While all new grant opportunities deserve basic verification, certain characteristics should trigger heightened scrutiny. Any opportunity offering a grant without a prior application process is the strongest possible red flag. Any opportunity that requires upfront payment of any kind — processing fees, taxes, transfer charges, registration costs — is fraud. Any opportunity where the funder's website was recently created (check domain registration dates using WHOIS lookup tools) or where contact information doesn't match official sources should be treated as fraudulent until verified beyond doubt. Any opportunity where communication quality is inconsistent with the claimed organizational prestige of the funder — poor grammar, generic salutations, unprofessional formatting — warrants serious skepticism. And any opportunity that comes with artificial urgency, confidentiality requirements, or pressure to provide banking information should be rejected immediately, regardless of how legitimate the rest of the communication appears.

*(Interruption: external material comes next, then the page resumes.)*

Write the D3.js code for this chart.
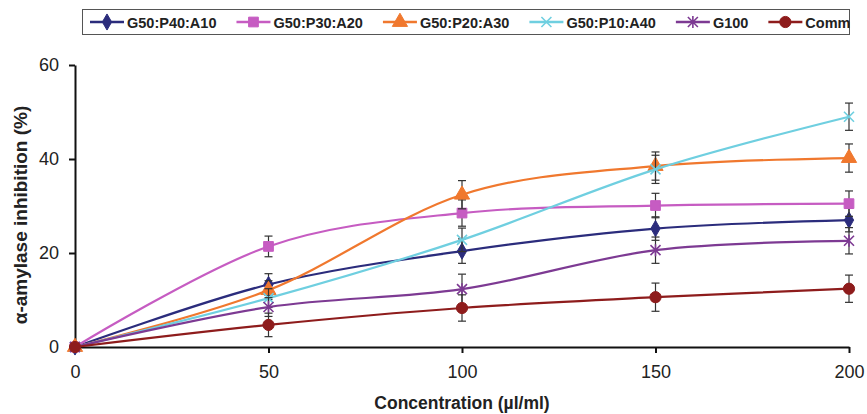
<!DOCTYPE html>
<html>
<head>
<meta charset="utf-8">
<script src="https://cdn.jsdelivr.net/npm/d3@7"></script>
<style>
  html, body { margin: 0; padding: 0; background: #fff; }
  svg { display: block; font-family: "Liberation Sans", Arial, sans-serif; }
</style>
</head>
<body>
<svg id="chart" width="867" height="414"></svg>
<script>
// ---- data ----
const concentrations = [0, 50, 100, 150, 200];
const seriesNames = ["G50:P40:A10", "G50:P30:A20", "G50:P20:A30", "G50:P10:A40", "G100", "Comm"];
const g50p40a10 = [0, 13.3, 20.4, 25.2, 27.0];
const g50p30a20 = [0, 21.4, 28.5, 30.1, 30.5];
const g50p20a30 = [0, 12.1, 32.4, 38.5, 40.2];
const g50p10a40 = [0, 10.4, 22.8, 37.8, 49.0];
const g100      = [0, 8.5, 12.3, 20.6, 22.6];
const comm      = [0, 4.7, 8.3, 10.6, 12.4];
const errG50P40A10 = [0, 2.3, 2.6, 2.5, 2.5];
const errG50P30A20 = [0, 2.2, 2.8, 2.6, 2.7];
const errG50P20A30 = [0, 2.0, 3.0, 3.0, 3.0];
const errG50P10A40 = [0, 2.0, 2.5, 3.0, 2.9];
const errG100      = [0, 2.0, 3.2, 2.8, 2.8];
const errComm      = [0, 2.5, 2.8, 3.0, 2.9];
const yTicks = [0, 20, 40, 60];
const xTicks = [0, 50, 100, 150, 200];
const xTitle = "Concentration (µl/ml)";
const yTitle = "α-amylase inhibition (%)";

const seriesValues = [g50p40a10, g50p30a20, g50p20a30, g50p10a40, g100, comm];
const seriesErrors = [errG50P40A10, errG50P30A20, errG50P20A30, errG50P10A40, errG100, errComm];
const colors = ["#2b2c7c", "#c65cc2", "#f0782e", "#6fcfe0", "#7d3a93", "#8e1c1c"];
const markers = ["diamond", "square", "triangle", "x", "star", "circle"];

const series = seriesNames.map((name, i) => ({
  name, color: colors[i], marker: markers[i],
  points: concentrations.map((c, j) => ({ x: c, y: seriesValues[i][j], e: seriesErrors[i][j] }))
}));

// ---- layout ----
const svg = d3.select("#chart");
const x = d3.scaleLinear().domain([0, 200]).range([75, 849]);
const y = d3.scaleLinear().domain([0, 60]).range([347, 65]);

function drawMarker(g, type, color) {
  if (type === "diamond") {
    g.append("path").attr("d", d3.symbol(d3.symbolDiamond, 75)()).attr("fill", color).attr("stroke", color);
  } else if (type === "square") {
    g.append("path").attr("d", d3.symbol(d3.symbolSquare, 95)()).attr("fill", color).attr("stroke", color);
  } else if (type === "triangle") {
    g.append("path").attr("d", d3.symbol(d3.symbolTriangle, 100)()).attr("fill", color).attr("stroke", color);
  } else if (type === "circle") {
    g.append("circle").attr("r", 5.6).attr("fill", color).attr("stroke", color);
  } else if (type === "x") {
    g.append("path").attr("d", "M-5,-5L5,5M-5,5L5,-5").attr("stroke", color).attr("stroke-width", 1.6).attr("fill", "none");
  } else if (type === "star") {
    g.append("path").attr("d", "M-5,-5L5,5M-5,5L5,-5M0,-6L0,6").attr("stroke", color).attr("stroke-width", 1.6).attr("fill", "none");
  }
}

// ---- axes ----
const yAxis = d3.axisLeft(y).tickValues(yTicks).tickSize(6).tickSizeOuter(0).tickPadding(10);
const xAxis = d3.axisBottom(x).tickValues(xTicks).tickSize(6).tickSizeOuter(0).tickPadding(12);

const gy = svg.append("g").attr("transform", `translate(${x(0)},0)`).call(yAxis);
const gx = svg.append("g").attr("transform", `translate(0,${y(0)})`).call(xAxis);
[gx, gy].forEach(g => {
  g.select(".domain").attr("stroke", "#111").attr("stroke-width", 2);
  g.selectAll(".tick line").attr("stroke", "#111").attr("stroke-width", 2);
  g.selectAll(".tick text").attr("font-size", 18).attr("fill", "#222")
    .attr("font-family", "'Liberation Sans', Arial, sans-serif");
});

svg.append("text").attr("x", x(100)).attr("y", 409).attr("text-anchor", "middle")
  .attr("font-size", 17.5).attr("font-weight", "bold").attr("fill", "#222").text(xTitle);
svg.append("text").attr("transform", `translate(27,${(y(0) + y(60)) / 2 + 9}) rotate(-90)`)
  .attr("text-anchor", "middle").attr("font-size", 19).attr("font-weight", "bold").attr("fill", "#222").text(yTitle);

// ---- series ----
const line = d3.line().x(d => x(d.x)).y(d => y(d.y)).curve(d3.curveCatmullRom.alpha(0));
const plot = svg.append("g");
series.forEach(s => {
  const g = plot.append("g");
  g.append("path").datum(s.points).attr("d", line).attr("fill", "none")
    .attr("stroke", s.color).attr("stroke-width", 2.2);
  const eb = g.selectAll(".eb").data(s.points.filter(p => p.e > 0)).join("g");
  eb.append("line").attr("x1", d => x(d.x)).attr("x2", d => x(d.x))
    .attr("y1", d => y(d.y + d.e)).attr("y2", d => y(d.y - d.e)).attr("stroke", "#333").attr("stroke-width", 1.2);
  eb.append("line").attr("x1", d => x(d.x) - 4).attr("x2", d => x(d.x) + 4)
    .attr("y1", d => y(d.y + d.e)).attr("y2", d => y(d.y + d.e)).attr("stroke", "#333").attr("stroke-width", 1.2);
  eb.append("line").attr("x1", d => x(d.x) - 4).attr("x2", d => x(d.x) + 4)
    .attr("y1", d => y(d.y - d.e)).attr("y2", d => y(d.y - d.e)).attr("stroke", "#333").attr("stroke-width", 1.2);
  s.points.forEach(p => {
    const m = g.append("g").attr("transform", `translate(${x(p.x)},${y(p.y)})`);
    drawMarker(m, s.marker, s.color);
  });
});

// ---- legend ----
const legend = svg.append("g");
legend.append("rect").attr("x", 82.5).attr("y", 9.5).attr("width", 767).attr("height", 25)
  .attr("fill", "#fff").attr("stroke", "#555").attr("stroke-width", 1);
let lx = 90;
const ly = 22;
series.forEach(s => {
  const it = legend.append("g");
  it.append("line").attr("x1", lx).attr("x2", lx + 34).attr("y1", ly).attr("y2", ly)
    .attr("stroke", s.color).attr("stroke-width", 2.5);
  const m = it.append("g").attr("transform", `translate(${lx + 17},${ly})`);
  drawMarker(m, s.marker, s.color);
  const t = it.append("text").attr("x", lx + 37).attr("y", ly + 5.5).attr("font-size", 14.5)
    .attr("font-weight", "bold").attr("fill", "#222").text(s.name);
  lx = lx + 37 + t.node().getComputedTextLength() + 20;
});
</script>
</body>
</html>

Building a Verification Culture in Your Organization

The goal is not to make individual staff members solely responsible for fraud detection — that places an unreasonable burden on people who are already stretched thin and may lack the experience to recognize sophisticated fraud. The goal is to build organizational systems and culture that make verification a standard, automatic step in grant prospecting. Establish a written policy requiring that all new grant opportunities be verified against the funder's official website before any staff time is invested beyond initial review. Create a shared list of verified, legitimate funders in your sector that staff can reference. Ensure that financial transactions connected to grants — particularly any outbound payments — require approval from at least two people and cannot be authorized by a single staff member based on email instructions alone. Train all staff — not just development staff — to recognize and report suspicious grant communications, because fraudulent emails land in program staff inboxes as often as development staff inboxes.